Requirements: Check each line of the data for "draws" and select those that have it.

Extracted data:
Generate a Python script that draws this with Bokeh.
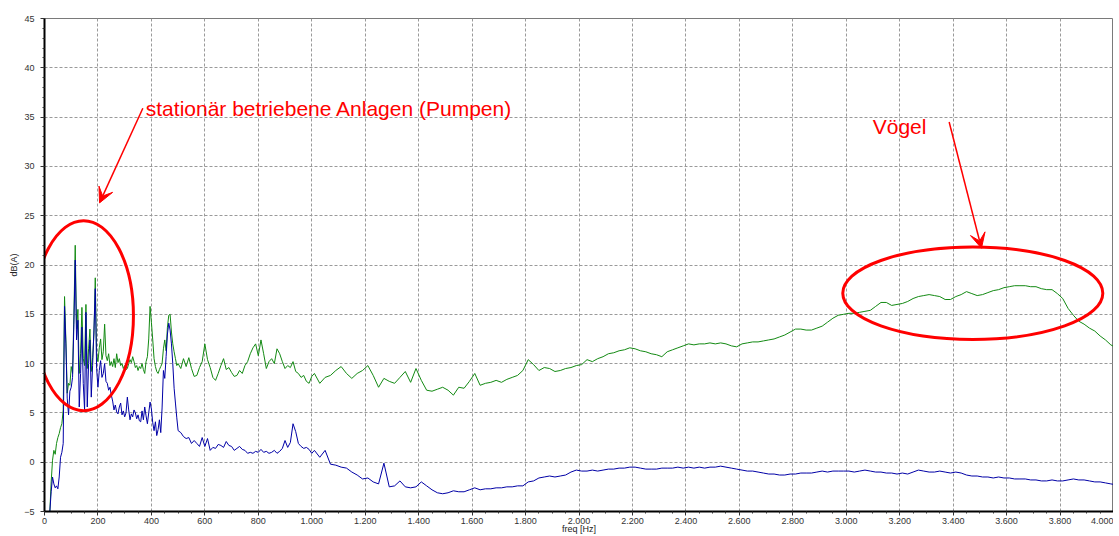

==

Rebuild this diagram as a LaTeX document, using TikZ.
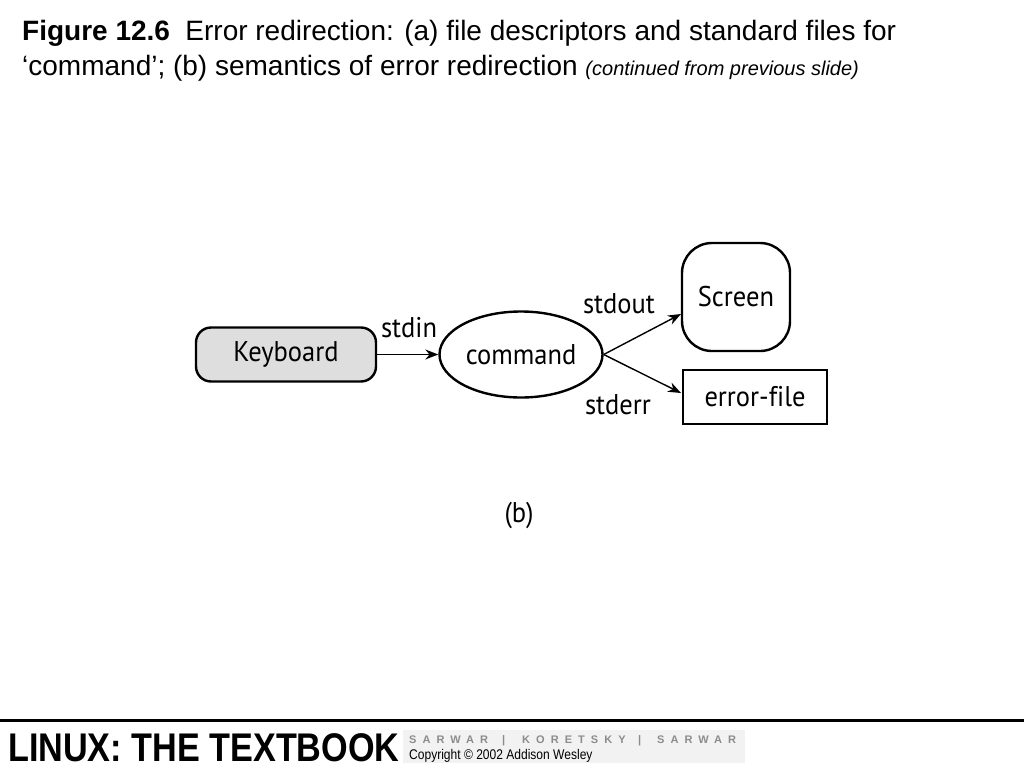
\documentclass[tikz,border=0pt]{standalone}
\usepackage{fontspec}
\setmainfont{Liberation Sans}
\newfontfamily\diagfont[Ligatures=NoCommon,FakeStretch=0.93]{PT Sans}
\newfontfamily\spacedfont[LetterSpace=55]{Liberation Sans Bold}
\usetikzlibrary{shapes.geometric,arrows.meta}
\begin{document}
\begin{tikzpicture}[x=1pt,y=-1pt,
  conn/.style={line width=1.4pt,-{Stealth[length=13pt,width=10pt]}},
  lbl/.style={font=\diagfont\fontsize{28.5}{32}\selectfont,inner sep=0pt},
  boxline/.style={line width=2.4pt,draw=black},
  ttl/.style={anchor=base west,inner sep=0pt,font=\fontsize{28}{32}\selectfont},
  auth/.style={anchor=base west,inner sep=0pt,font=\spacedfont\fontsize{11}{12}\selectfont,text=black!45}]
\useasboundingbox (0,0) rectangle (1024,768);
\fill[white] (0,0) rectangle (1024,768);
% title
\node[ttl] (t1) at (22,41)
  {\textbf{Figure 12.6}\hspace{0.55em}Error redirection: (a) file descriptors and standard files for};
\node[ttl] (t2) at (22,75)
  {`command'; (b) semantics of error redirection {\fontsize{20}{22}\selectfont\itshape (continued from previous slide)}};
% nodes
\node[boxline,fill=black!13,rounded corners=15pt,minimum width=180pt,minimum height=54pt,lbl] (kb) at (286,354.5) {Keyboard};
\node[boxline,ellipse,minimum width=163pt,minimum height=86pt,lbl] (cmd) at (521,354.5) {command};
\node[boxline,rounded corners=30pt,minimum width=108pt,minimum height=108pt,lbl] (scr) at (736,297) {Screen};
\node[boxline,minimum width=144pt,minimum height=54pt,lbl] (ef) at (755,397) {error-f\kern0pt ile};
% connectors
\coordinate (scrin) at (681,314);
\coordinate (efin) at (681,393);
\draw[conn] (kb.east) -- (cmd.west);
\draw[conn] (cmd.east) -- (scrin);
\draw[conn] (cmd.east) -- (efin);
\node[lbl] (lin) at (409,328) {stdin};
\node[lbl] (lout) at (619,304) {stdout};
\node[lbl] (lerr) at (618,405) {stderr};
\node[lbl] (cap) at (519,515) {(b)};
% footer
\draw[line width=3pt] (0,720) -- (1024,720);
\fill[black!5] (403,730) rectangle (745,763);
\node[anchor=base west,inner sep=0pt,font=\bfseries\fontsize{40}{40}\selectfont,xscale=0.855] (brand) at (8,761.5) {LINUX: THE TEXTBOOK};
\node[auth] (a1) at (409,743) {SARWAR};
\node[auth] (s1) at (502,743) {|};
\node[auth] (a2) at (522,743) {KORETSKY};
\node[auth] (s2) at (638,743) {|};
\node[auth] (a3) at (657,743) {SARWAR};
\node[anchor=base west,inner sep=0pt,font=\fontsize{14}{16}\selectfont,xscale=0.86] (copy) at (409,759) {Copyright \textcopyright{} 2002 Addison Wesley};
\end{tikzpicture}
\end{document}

* * *

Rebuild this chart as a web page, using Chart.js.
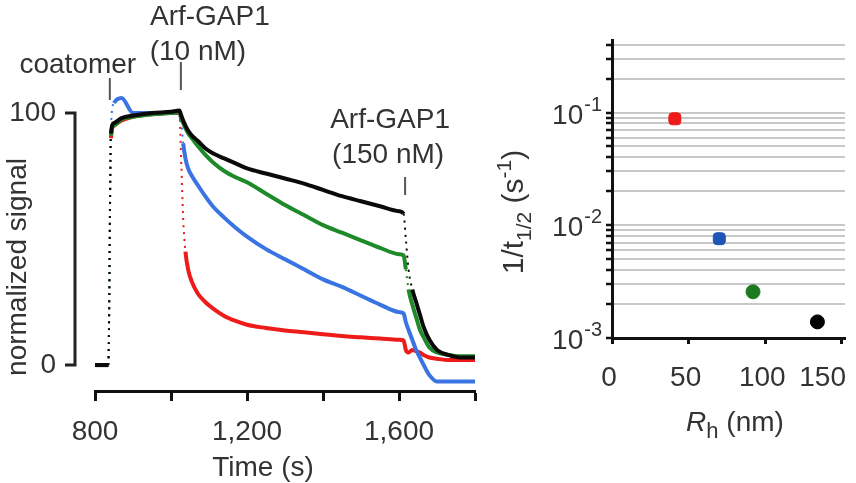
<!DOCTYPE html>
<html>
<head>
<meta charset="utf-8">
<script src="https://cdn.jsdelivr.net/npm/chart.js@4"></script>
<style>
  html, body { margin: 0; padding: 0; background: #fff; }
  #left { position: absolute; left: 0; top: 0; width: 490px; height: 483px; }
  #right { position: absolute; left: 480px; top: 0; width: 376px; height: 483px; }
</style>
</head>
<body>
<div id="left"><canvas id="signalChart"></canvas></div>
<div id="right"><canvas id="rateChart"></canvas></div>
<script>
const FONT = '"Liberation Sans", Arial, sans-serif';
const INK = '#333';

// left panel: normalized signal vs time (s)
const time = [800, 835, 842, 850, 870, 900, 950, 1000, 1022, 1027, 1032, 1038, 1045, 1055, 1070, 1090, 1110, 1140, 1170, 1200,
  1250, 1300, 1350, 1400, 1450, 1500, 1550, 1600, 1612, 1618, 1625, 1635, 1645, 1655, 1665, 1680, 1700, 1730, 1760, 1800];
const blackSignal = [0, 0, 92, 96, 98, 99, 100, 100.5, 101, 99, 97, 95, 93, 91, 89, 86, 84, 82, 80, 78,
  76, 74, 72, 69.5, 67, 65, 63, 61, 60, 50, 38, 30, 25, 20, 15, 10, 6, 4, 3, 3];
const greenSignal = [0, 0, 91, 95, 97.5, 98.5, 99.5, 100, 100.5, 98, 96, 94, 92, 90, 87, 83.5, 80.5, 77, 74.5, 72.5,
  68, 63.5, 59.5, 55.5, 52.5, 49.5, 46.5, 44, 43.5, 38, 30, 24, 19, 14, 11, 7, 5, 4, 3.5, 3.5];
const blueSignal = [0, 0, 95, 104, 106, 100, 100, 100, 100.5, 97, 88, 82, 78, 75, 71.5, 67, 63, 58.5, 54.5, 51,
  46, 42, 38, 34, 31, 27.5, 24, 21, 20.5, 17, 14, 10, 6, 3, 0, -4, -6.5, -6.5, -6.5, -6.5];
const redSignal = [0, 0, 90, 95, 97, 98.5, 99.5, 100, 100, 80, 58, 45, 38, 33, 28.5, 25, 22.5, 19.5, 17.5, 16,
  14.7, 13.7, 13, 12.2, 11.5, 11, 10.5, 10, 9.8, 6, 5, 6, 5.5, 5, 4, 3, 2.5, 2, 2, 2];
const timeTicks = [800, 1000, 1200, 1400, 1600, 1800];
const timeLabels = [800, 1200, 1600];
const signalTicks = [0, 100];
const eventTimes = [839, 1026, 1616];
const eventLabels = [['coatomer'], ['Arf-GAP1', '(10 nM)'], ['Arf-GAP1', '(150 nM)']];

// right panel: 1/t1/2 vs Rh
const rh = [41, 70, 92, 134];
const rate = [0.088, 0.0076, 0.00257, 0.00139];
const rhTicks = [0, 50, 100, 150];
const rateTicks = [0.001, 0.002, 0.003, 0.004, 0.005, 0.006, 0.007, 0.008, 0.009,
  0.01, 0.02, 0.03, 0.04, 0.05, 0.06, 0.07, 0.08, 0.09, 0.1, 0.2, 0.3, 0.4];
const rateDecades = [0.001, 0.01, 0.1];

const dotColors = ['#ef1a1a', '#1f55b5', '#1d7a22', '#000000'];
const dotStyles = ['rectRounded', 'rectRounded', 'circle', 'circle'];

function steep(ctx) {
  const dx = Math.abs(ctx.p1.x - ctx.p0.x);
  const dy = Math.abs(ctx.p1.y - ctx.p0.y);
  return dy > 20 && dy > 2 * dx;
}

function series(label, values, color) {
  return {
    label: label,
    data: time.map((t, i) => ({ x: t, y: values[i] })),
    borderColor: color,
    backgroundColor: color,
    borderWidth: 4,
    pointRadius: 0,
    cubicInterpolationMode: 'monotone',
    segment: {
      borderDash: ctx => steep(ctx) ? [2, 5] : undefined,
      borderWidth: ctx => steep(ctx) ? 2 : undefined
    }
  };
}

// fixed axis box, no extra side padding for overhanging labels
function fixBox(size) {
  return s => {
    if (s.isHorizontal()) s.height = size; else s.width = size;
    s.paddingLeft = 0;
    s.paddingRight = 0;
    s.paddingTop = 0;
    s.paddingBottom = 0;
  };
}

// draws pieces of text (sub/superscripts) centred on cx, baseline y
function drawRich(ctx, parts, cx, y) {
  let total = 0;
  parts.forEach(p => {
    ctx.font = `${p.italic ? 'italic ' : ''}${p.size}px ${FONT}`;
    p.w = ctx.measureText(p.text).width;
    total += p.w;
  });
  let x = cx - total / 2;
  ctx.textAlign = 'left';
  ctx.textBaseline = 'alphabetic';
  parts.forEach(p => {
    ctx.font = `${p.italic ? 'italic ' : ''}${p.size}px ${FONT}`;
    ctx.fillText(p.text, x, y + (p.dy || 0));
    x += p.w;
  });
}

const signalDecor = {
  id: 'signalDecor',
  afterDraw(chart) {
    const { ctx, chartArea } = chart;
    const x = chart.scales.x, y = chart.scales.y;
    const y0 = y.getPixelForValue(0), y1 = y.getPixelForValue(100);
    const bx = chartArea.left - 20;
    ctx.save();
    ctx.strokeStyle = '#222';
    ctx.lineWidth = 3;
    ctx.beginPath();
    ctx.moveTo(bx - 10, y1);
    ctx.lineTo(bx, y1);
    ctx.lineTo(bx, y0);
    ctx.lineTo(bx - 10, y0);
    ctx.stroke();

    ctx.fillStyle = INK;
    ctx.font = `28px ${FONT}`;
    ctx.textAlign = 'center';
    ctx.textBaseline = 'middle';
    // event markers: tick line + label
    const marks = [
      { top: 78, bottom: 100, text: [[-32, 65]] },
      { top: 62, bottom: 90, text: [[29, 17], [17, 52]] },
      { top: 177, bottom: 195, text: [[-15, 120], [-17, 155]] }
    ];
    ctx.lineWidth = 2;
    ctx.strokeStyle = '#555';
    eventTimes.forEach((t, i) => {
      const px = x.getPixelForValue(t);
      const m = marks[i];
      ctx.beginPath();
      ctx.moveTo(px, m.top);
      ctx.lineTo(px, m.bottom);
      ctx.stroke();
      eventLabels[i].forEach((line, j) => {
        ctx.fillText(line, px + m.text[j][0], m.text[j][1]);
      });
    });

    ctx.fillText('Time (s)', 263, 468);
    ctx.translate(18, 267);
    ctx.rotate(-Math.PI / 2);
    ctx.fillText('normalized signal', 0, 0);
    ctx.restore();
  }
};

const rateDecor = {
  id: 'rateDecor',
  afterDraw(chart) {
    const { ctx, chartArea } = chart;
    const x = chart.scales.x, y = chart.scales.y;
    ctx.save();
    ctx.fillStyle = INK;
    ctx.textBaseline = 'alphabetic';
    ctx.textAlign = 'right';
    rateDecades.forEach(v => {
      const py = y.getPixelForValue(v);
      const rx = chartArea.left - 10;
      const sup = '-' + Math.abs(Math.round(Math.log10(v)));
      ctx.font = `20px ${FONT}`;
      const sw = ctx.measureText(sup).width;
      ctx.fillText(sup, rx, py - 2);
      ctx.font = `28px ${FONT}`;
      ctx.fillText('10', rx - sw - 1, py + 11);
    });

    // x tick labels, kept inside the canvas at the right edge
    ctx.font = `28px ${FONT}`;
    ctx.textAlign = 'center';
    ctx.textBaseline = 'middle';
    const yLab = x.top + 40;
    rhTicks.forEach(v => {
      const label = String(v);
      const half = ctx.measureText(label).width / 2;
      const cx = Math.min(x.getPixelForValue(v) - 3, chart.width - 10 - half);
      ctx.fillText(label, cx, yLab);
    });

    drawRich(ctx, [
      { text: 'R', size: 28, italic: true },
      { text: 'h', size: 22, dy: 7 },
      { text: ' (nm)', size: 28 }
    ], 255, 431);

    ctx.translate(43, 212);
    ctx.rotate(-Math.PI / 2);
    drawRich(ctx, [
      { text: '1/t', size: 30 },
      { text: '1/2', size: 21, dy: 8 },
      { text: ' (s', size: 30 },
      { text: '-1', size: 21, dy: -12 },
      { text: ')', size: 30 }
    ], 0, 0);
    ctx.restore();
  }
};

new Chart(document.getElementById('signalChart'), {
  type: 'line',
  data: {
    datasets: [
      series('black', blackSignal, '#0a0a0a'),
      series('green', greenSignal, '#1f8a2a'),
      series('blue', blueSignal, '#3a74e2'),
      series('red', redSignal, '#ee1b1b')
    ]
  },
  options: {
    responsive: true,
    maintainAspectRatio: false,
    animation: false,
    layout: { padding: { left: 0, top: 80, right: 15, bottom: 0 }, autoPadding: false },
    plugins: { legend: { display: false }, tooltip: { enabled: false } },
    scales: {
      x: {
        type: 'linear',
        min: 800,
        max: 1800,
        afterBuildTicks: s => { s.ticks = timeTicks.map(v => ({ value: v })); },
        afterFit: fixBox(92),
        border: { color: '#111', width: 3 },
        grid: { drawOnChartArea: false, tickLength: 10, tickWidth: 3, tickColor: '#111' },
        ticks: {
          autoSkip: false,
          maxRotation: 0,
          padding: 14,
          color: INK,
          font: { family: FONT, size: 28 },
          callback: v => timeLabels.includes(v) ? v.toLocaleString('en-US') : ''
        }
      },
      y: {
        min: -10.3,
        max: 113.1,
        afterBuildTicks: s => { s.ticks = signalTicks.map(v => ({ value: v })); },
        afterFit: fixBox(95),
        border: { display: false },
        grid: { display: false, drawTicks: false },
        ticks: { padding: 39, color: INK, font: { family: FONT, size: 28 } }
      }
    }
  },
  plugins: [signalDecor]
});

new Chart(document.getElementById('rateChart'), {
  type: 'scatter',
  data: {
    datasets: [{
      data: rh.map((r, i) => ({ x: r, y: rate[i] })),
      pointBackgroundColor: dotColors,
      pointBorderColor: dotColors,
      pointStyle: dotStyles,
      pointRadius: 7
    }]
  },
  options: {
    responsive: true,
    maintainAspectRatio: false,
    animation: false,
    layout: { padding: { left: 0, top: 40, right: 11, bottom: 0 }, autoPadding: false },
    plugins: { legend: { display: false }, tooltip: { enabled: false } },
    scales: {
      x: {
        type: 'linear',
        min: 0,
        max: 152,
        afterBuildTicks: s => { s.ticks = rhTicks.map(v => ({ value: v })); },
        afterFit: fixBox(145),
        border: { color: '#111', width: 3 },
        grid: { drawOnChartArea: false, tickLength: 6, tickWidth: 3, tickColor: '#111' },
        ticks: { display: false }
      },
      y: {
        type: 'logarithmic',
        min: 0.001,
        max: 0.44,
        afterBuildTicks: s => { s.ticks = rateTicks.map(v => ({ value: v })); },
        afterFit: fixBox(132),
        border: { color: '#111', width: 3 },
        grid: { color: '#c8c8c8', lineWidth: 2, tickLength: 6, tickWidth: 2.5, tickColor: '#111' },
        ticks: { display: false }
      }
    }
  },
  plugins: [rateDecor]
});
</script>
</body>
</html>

Response to this task:
Generate a Python script that draws this with Bokeh.
// draws pieces of text (sub/superscripts) centred on cx, baseline y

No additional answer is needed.